● Exercise brief
Locate the string "this" in the listing below. Copy every line where it is found.

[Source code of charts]
------------

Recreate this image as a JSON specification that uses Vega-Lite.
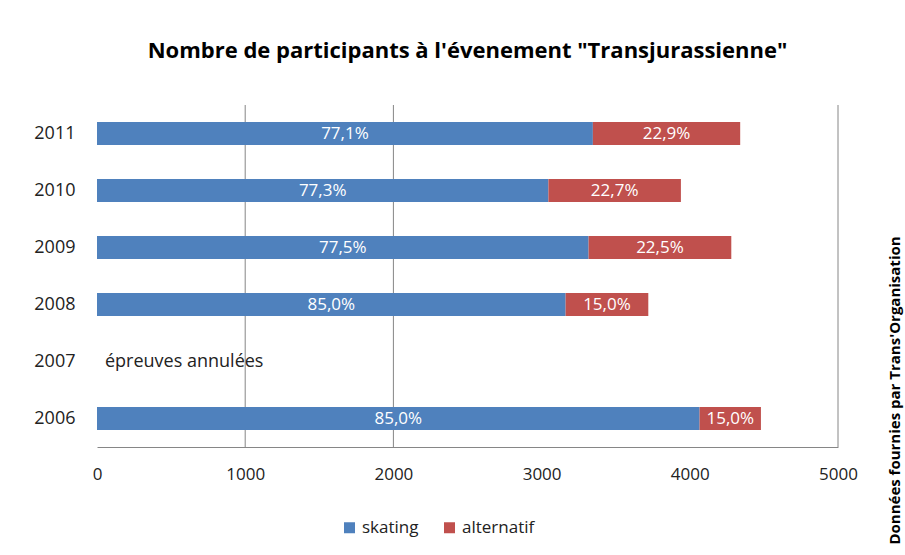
{
  "$schema": "https://vega.github.io/schema/vega-lite/v6.json",
  "autosize": {"type": "none"},
  "padding": {"left": 97, "top": 105, "right": 67, "bottom": 108},
  "width": 741,
  "height": 342,
  "background": "white",
  "config": {"font": "Open Sans", "view": {"stroke": null}},
  "title": {
    "text": "Nombre de participants à l'évenement \"Transjurassienne\"",
    "fontSize": 22,
    "fontWeight": "bold",
    "font": "Open Sans",
    "color": "#000000",
    "offset": 42,
    "anchor": "middle"
  },
  "datasets": {
    "bars": [
      {"year": "2011", "type": "skating", "value": 3346, "label": "77,1%", "ord": 1},
      {"year": "2011", "type": "alternatif", "value": 994, "label": "22,9%", "ord": 2},
      {"year": "2010", "type": "skating", "value": 3046, "label": "77,3%", "ord": 1},
      {"year": "2010", "type": "alternatif", "value": 894, "label": "22,7%", "ord": 2},
      {"year": "2009", "type": "skating", "value": 3317, "label": "77,5%", "ord": 1},
      {"year": "2009", "type": "alternatif", "value": 963, "label": "22,5%", "ord": 2},
      {"year": "2008", "type": "skating", "value": 3162, "label": "85,0%", "ord": 1},
      {"year": "2008", "type": "alternatif", "value": 558, "label": "15,0%", "ord": 2},
      {"year": "2006", "type": "skating", "value": 4066, "label": "85,0%", "ord": 1},
      {"year": "2006", "type": "alternatif", "value": 414, "label": "15,0%", "ord": 2}
    ],
    "notes": [{"year": "2007", "note": "épreuves annulées"}],
    "grid": [{"g": 1000}, {"g": 2000}, {"g": 5000}]
  },
  "layer": [
    {
      "data": {"name": "grid"},
      "mark": {"type": "rule", "color": "#868686", "strokeWidth": 1},
      "encoding": {
        "x": {"field": "g", "type": "quantitative", "title": null, "scale": {"domain": [0, 5000], "nice": false}}
      }
    },
    {
      "data": {"name": "bars"},
      "mark": {"type": "bar"},
      "encoding": {
        "y": {
          "field": "year", "type": "ordinal", "title": null,
          "scale": {"domain": ["2011", "2010", "2009", "2008", "2007", "2006"], "paddingInner": 0.6, "paddingOuter": 0.3},
          "axis": {"ticks": false, "domain": false, "labelFontSize": 18, "labelColor": "#222222", "labelPadding": 22}
        },
        "x": {
          "aggregate": "sum", "field": "value", "type": "quantitative", "title": null, "stack": "zero",
          "scale": {"domain": [0, 5000], "nice": false},
          "axis": {"values": [0, 1000, 2000, 3000, 4000, 5000], "format": "d", "grid": false, "ticks": false, "domainColor": "#868686", "labelFontSize": 17, "labelColor": "#222222", "labelPadding": 19, "labelFlush": false}
        },
        "color": {
          "field": "type", "type": "nominal",
          "scale": {"domain": ["skating", "alternatif"], "range": ["#4F81BD", "#C0504D"]},
          "legend": {"orient": "none", "legendX": 244, "legendY": 414, "direction": "horizontal", "title": null, "symbolType": "square", "symbolSize": 121, "symbolStrokeWidth": 0, "labelFontSize": 17, "labelColor": "#222222", "columnPadding": 22, "labelOffset": 4}
        },
        "order": {"field": "ord", "type": "quantitative"}
      }
    },
    {
      "data": {"name": "bars"},
      "transform": [
        {"stack": "value", "groupby": ["year"], "sort": [{"field": "ord", "order": "ascending"}], "as": ["x0", "x1"]},
        {"fold": ["x0", "x1"], "as": ["edge", "pos"]}
      ],
      "mark": {"type": "text", "color": "white", "fontSize": 17, "align": "center", "baseline": "middle"},
      "encoding": {
        "y": {
          "field": "year", "type": "ordinal", "title": null,
          "axis": {"orient": "right", "labels": false, "ticks": false, "domain": false, "title": "Données fournies par Trans'Organisation", "titleAngle": 270, "titleX": 56, "titleY": 285, "titleFontSize": 15, "titleFontWeight": "bold", "titleAlign": "center", "titleBaseline": "middle", "titleColor": "#000000"}
        },
        "x": {"aggregate": "mean", "field": "pos", "type": "quantitative", "title": null},
        "detail": {"field": "type", "type": "nominal"},
        "text": {"field": "label", "type": "nominal"}
      }
    },
    {
      "data": {"name": "notes"},
      "mark": {"type": "text", "align": "left", "baseline": "middle", "dx": 8, "fontSize": 18, "color": "#222222"},
      "encoding": {
        "y": {"field": "year", "type": "ordinal", "title": null, "axis": null},
        "x": {"datum": 0, "type": "quantitative"},
        "text": {"field": "note", "type": "nominal"}
      }
    }
  ],
  "resolve": {"axis": {"y": "independent"}}
}
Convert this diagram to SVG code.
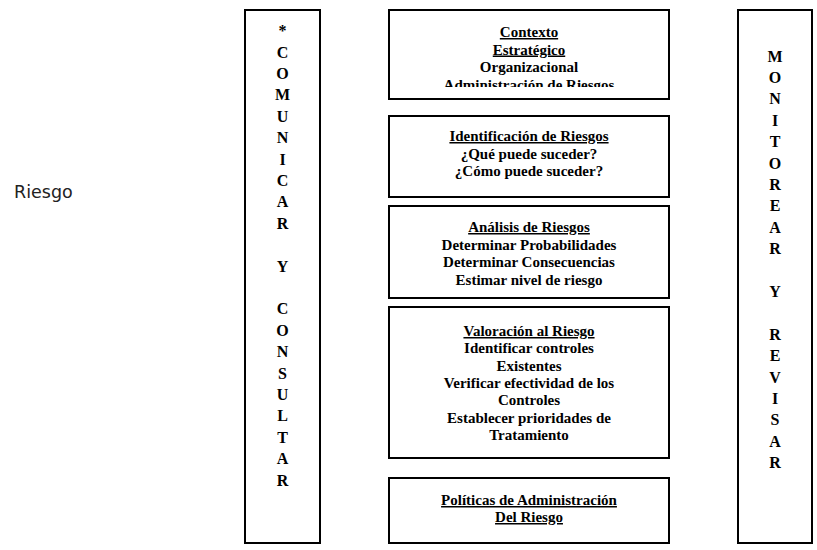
<svg xmlns="http://www.w3.org/2000/svg" width="817" height="550" viewBox="0 0 817 550">
<style>
.box{fill:#fff;stroke:#000;stroke-width:2}
.t{font-family:"Liberation Serif","Times New Roman",serif;font-weight:bold;font-size:15px;fill:#000;text-anchor:middle}
.u{text-decoration:underline}
.v{font-family:"Liberation Serif","Times New Roman",serif;font-weight:bold;font-size:16px;fill:#000;text-anchor:middle}
.s{font-family:"DejaVu Sans","Noto Sans",sans-serif;font-size:17.5px;fill:#222}
</style>
<defs>
<clipPath id="c1"><rect x="389" y="10" width="280" height="77"/></clipPath>
</defs>
<rect width="817" height="550" fill="#fff"/>
<text class="s" x="14" y="198">Riesgo</text>
<g id="comunicar">
<rect class="box" x="245" y="10" width="75" height="533"/>
<text class="v"><tspan x="282.5" y="36">*</tspan><tspan x="282.5" y="57.5">C</tspan><tspan x="282.5" y="78.9">O</tspan><tspan x="282.5" y="100.3">M</tspan><tspan x="282.5" y="121.7">U</tspan><tspan x="282.5" y="143.1">N</tspan><tspan x="282.5" y="164.5">I</tspan><tspan x="282.5" y="185.9">C</tspan><tspan x="282.5" y="207.3">A</tspan><tspan x="282.5" y="228.7">R</tspan><tspan x="282.5" y="271.5">Y</tspan><tspan x="282.5" y="314.3">C</tspan><tspan x="282.5" y="335.7">O</tspan><tspan x="282.5" y="357.1">N</tspan><tspan x="282.5" y="378.5">S</tspan><tspan x="282.5" y="399.9">U</tspan><tspan x="282.5" y="421.3">L</tspan><tspan x="282.5" y="442.7">T</tspan><tspan x="282.5" y="464.1">A</tspan><tspan x="282.5" y="485.5">R</tspan></text>
</g>
<g id="contexto">
<rect class="box" x="389" y="10" width="280" height="89"/>
<g clip-path="url(#c1)">
<text class="t u" x="529" y="37">Contexto</text>
<text class="t u" x="529" y="54.5">Estratégico</text>
<text class="t" x="529" y="72">Organizacional</text>
<text class="t" x="529" y="89.5">Administración de Riesgos</text>
</g>
</g>
<g id="identificacion">
<rect class="box" x="389" y="116" width="280" height="81"/>
<text class="t u" x="529" y="141">Identificación de Riesgos</text>
<text class="t" x="529" y="158.5">¿Qué puede suceder?</text>
<text class="t" x="529" y="176">¿Cómo puede suceder?</text>
</g>
<g id="analisis">
<rect class="box" x="389" y="206" width="280" height="92"/>
<text class="t u" x="529" y="232">Análisis de Riesgos</text>
<text class="t" x="529" y="249.5">Determinar Probabilidades</text>
<text class="t" x="529" y="267">Determinar Consecuencias</text>
<text class="t" x="529" y="284.5">Estimar nivel de riesgo</text>
</g>
<g id="valoracion">
<rect class="box" x="389" y="307" width="280" height="151"/>
<text class="t u" x="529" y="336">Valoración al Riesgo</text>
<text class="t" x="529" y="353.3">Identificar controles</text>
<text class="t" x="529" y="370.6">Existentes</text>
<text class="t" x="529" y="387.9">Verificar efectividad de los</text>
<text class="t" x="529" y="405.2">Controles</text>
<text class="t" x="529" y="422.5">Establecer prioridades de</text>
<text class="t" x="529" y="439.8">Tratamiento</text>
</g>
<g id="politicas">
<rect class="box" x="389" y="478" width="280" height="65"/>
<text class="t u" x="529" y="505">Políticas de Administración</text>
<text class="t u" x="529" y="522">Del Riesgo</text>
</g>
<g id="monitorear">
<rect class="box" x="738" y="10" width="74" height="533"/>
<text class="v"><tspan x="775" y="61.5">M</tspan><tspan x="775" y="82.9">O</tspan><tspan x="775" y="104.3">N</tspan><tspan x="775" y="125.7">I</tspan><tspan x="775" y="147.1">T</tspan><tspan x="775" y="168.5">O</tspan><tspan x="775" y="189.9">R</tspan><tspan x="775" y="211.3">E</tspan><tspan x="775" y="232.7">A</tspan><tspan x="775" y="254.1">R</tspan><tspan x="775" y="296.9">Y</tspan><tspan x="775" y="339.7">R</tspan><tspan x="775" y="361.1">E</tspan><tspan x="775" y="382.5">V</tspan><tspan x="775" y="403.9">I</tspan><tspan x="775" y="425.3">S</tspan><tspan x="775" y="446.7">A</tspan><tspan x="775" y="468.1">R</tspan></text>
</g>
<g id="connectors"></g>
</svg>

------------

● Exercise solution
Recreate this image as a JSON specification that uses Vega-Lite.
Convert this diagram to SVG code.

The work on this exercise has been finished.